We’re excited to collaborate with Abigail Schilling from Space Savvy Studio for this insightful piece on making coworking spaces profitable. Abigail is a renowned expert in the coworking space industry, bringing over two decades of leadership experience in business and marketing. As the owner and operator of three successful coworking spaces in Oregon, she’s faced firsthand the challenges and intricacies of managing such ventures. Through her agency, Space Savvy Studio, Abigail offers a range of services aimed at enhancing coworking operations and member experiences, from administrative support to marketing and custom tech solutions.
Her strategic vision and leadership have made her a crucial figure in empowering others within the coworking community. Connect with Abigail on LinkedIn and learn more about her work at Space Savvy Studio’s website.
In today’s changing work environment, coworking spaces are leading professionals to a more flexible and community-oriented work environment.
This raises a critical question: Just how profitable are coworking spaces?
With recent forecasts by Statista predicting the global number of coworking spaces to exceed 40,000 by 2024, the importance of understanding their profitability has never been more preeminent. This guide aims to unravel the economic fabric of coworking, weaving together data-driven research, industry insights, and pragmatic strategies to shed light on the profitability of these dynamic spaces.
A recent survey by Deskmag provides a compelling insight: 72% of coworking spaces turn profitable after two years in operation.
But what drives this profitability? And how do coworking spaces navigate the challenges of their initial non-profitable years? Let’s explore.
On the path to profitability for coworking spaces, different factors have unique impacts. This breakdown shows how each element contributes to overall profitability, with percentages reflecting their relative significance.
The structure of membership fees is pivotal to the financial health of coworking spaces, contributing to half of their profitability.
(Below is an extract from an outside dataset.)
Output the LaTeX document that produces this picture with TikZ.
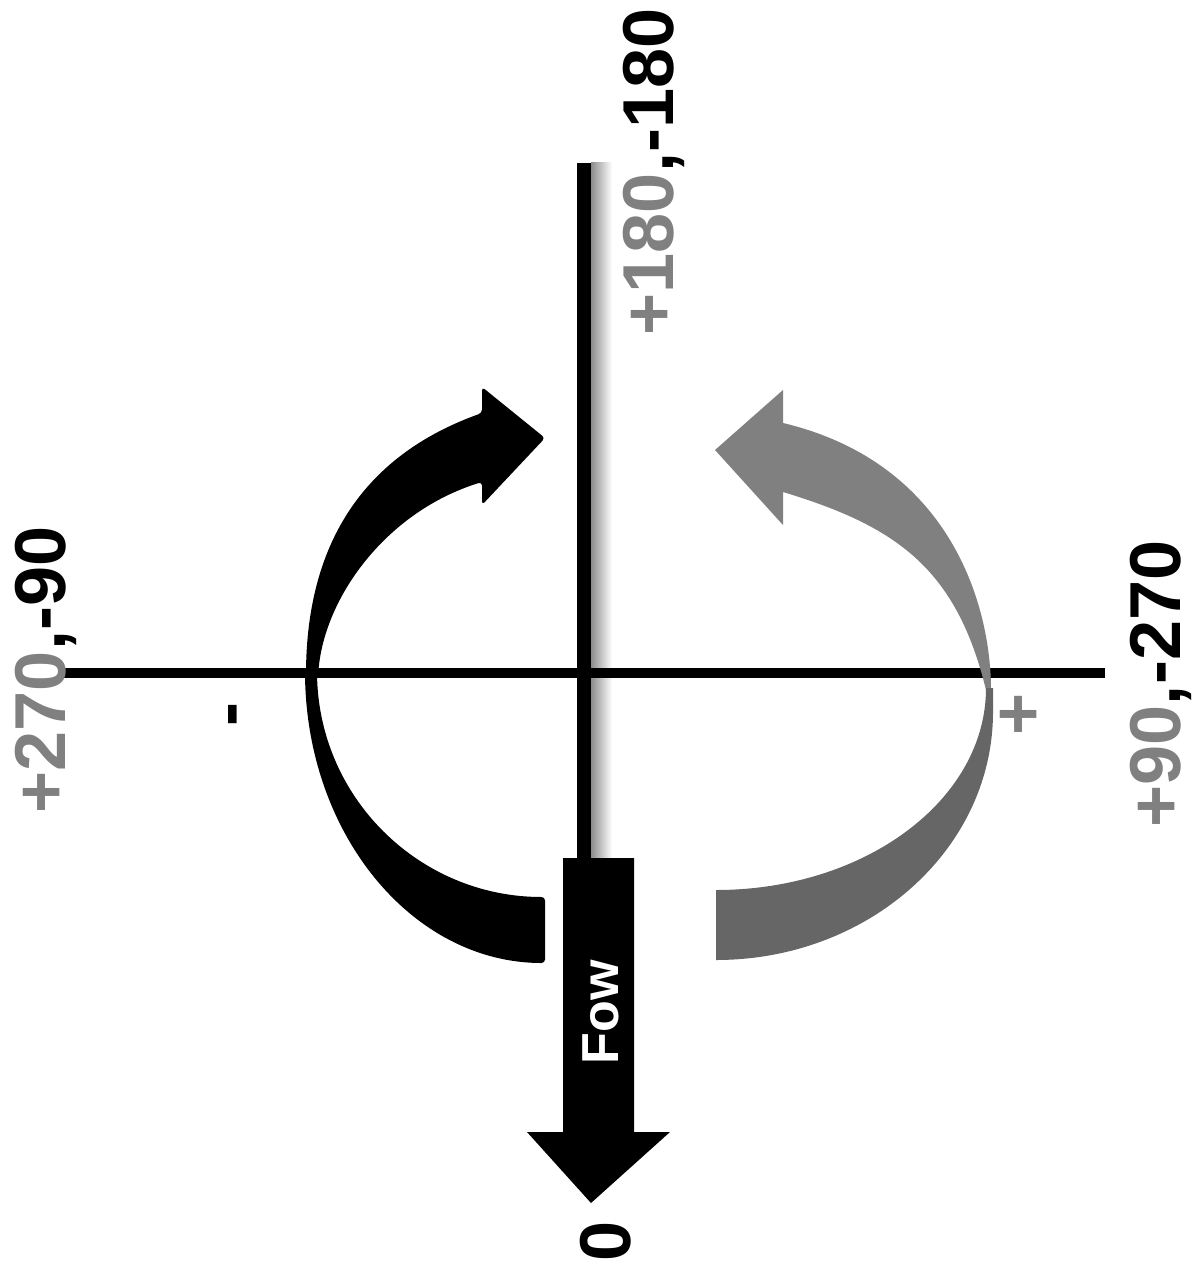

By providing a varied assortment of membership options, such as day passes, hot desks, dedicated desks, and private offices, coworking spaces can cater to a wide range of needs and preferences. This flexibility not only broadens the appeal to various demographics but also maximizes the potential for revenue.
KEY INSIGHT: Research shows that coworking spaces with up to 60 members often just manage to break even or may even face losses. Profitability tends to kick in once the membership count reaches approximately 100, with profit margins generally improving as the number of members increases.
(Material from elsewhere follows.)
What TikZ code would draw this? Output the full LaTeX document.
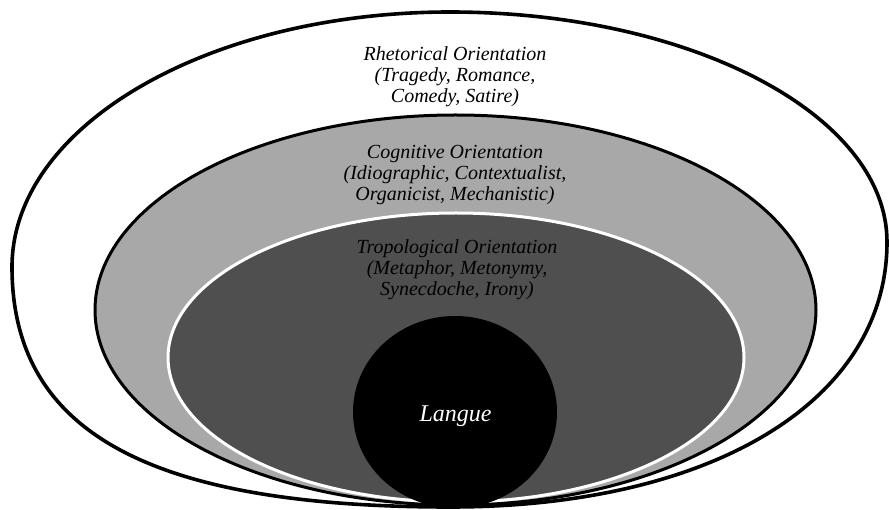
\documentclass[tikz,border=0pt]{standalone}
\usepackage{fontspec}
\setmainfont{Liberation Serif}
\begin{document}
\begin{tikzpicture}[x=1pt,y=-1pt]
  \tikzstyle{every node}=[font=\itshape\fontsize{20}{21}\selectfont,align=center,inner sep=0pt]
  \definecolor{lightshade}{gray}{0.66}
  \definecolor{darkshade}{gray}{0.31}
 \useasboundingbox (0,0) rectangle (889,510);
 \draw[line width=3.6pt,fill=white] (12,267)
   .. controls (12,126) and (208,12) .. (450,12)
   .. controls (691,12) and (887,115) .. (887,242)
   .. controls (887,401) and (712,507) .. (450,507)
   .. controls (149,507) and (12,432) .. (12,267) -- cycle;
 \draw[line width=3pt,fill=lightshade] (455.5,310) ellipse [x radius=360.5, y radius=195];
 \draw[line width=3pt,draw=white,fill=darkshade] (456,357.5) ellipse [x radius=288, y radius=144.5];
 \fill[black] (455,412) ellipse [x radius=102, y radius=96];

 \node (rhet) at (455,77) {Rhetorical Orientation\\(Tragedy, Romance,\\Comedy, Satire)};
 \node (cogn) at (455,175) {Cognitive Orientation\\(Idiographic, Contextualist,\\Organicist, Mechanistic)};
 \node (trop) at (457,270) {Tropological Orientation\\(Metaphor, Metonymy,\\Synecdoche, Irony)};
 \node[text=white,font=\itshape\fontsize{24}{26}\selectfont] (langue) at (455.5,416) {Langue};
\end{tikzpicture}
\end{document}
The choice of location is pivotal for coworking spaces, influencing their success in two major ways: member attraction and operational costs.
Member Attraction: A prime location in the city center can significantly boost the appeal of a coworking space, making it more desirable to potential members who value convenience, accessibility, and the prestige associated with such addresses. Being situated in a bustling area can also provide networking opportunities, access to nearby amenities like cafes, restaurants, and public transportation.
Operational Costs: While a metro location offers numerous benefits, it also comes with higher rental costs. These expenses form a substantial part of the overhead costs for a coworking space. In addition to rent, other expenses such as staffing, utilities, maintenance, and insurance also vary by location.
To optimize profitability, coworking spaces can make strategic decisions when it comes to lease negotiation, space utilization and coming up with inventive new revenue streams.
Beyond memberships, successful coworking spaces tap into additional revenue. Hosting events, offering consultancy services, or providing amenities like cafes can increase profitability.
When I first opened my own coworking space, I was focused on long-term members and office sales. After a few months I realized that this traditional focus was limiting the number of people I could convert, and I was missing out on a large market segment that was active in my region.
Not wanting to miss out on potential revenue, I decided to diversify my service offerings and target a broader audience. I saw the untapped potential of non-members and the rising demand for flexible options for room bookings and day pass users.
I developed a public online signup and booking page, making it effortless for anyone to discover and access the coworking space. I also integrated self-serve automations for both bookings and day passes to cut down on the work that would be required to onboard and serve these bookings.
The ease of online bookings attracted new users, significantly driving up utilization rates and diversifying revenue streams. But, let’s take a look at another owner/operator that I’ve worked with through my agency, Space Savvy Studio.
Joanna, another coworking space owner, was grappling with financial strain. Her space suffered from high operational expenses, compounded by a high staff turnover and excessive payroll costs. Despite her best efforts, the space’s financial health was deteriorating, and things were just getting worse as she struggled to look at the right data and relied on ineffective marketing strategies.
Joanna realized her approach needed a complete overhaul if her space was going to survive! Together, we undertook a thorough review of her business operations.
We identified key areas where expenses could be cut without compromising service quality. We recognized the need for “the right person in the right seat” and agreed that there was no “unicorn” – no one single person could handle all the tasks. This led to outsourcing certain operations, such as marketing and financial management.
This strategic realignment and outsourcing led to a strong turnaround – operational costs were reduced, and the effectiveness of marketing efforts improved, attracting more members, room bookings and boosting revenue.
Joanna’s space now operates more efficiently, with a leaner, more focused team and external partners, like Space Savvy Studio, that drive success.